# Qeustion regarding certain breeder.



## Bonjowr (Jul 25, 2016)

Hey all,

I'm from Belgium and recently came across a man selling tortoises nearby,
i was wondering whether or not he is trustworthy.

I came across a couple of video's of him seen here: 



His website is in the description of the video(Dutch language)

It looks like there is a lot of cabbage being fed(?)
In some of his other videos it also looks like th tortoises have slight pyramiding going on?
He also reccomends the use of hay as a substrate.

Thank you.


----------



## RosemaryDW (Jul 26, 2016)

I'm not qualified to discuss breeders but those tortoises are being fed endive, not cabbage. Endive is a chicory and safe to feed ias padt of a varied diet.


----------



## JoesMum (Jul 26, 2016)

If you are thinking of buying from him, do your homework by reading everything you can on here. 

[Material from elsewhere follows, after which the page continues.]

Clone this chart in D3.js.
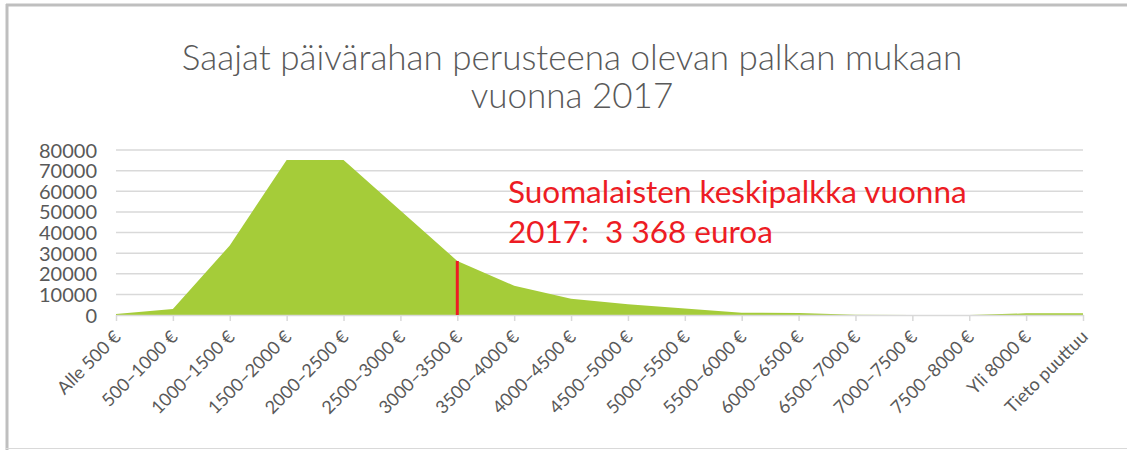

Then telephone or email him asking questions about how they are raised and his recommendations for enclosure and diet. 

If you don't like the answers you get, stay away! If you're not sure, post both your questions and his answers on here (translated please - few of us speak Flemish  ) and we'll give you an opinion


----------



## Gillian M (Jul 26, 2016)

Please read the "Beginners Mistakes" Thread and the care sheets that are available, before you buy a tort, and keep asking questions.

If and when you do buy a tortoise please post a picture of him/her and his/her enclosure.

Good luck!


----------



## DPtortiose (Jul 27, 2016)

Never bought something or spoken with the mentioned breeder (he doesn't visit any shows), but I've not heard anything bad about him.


----------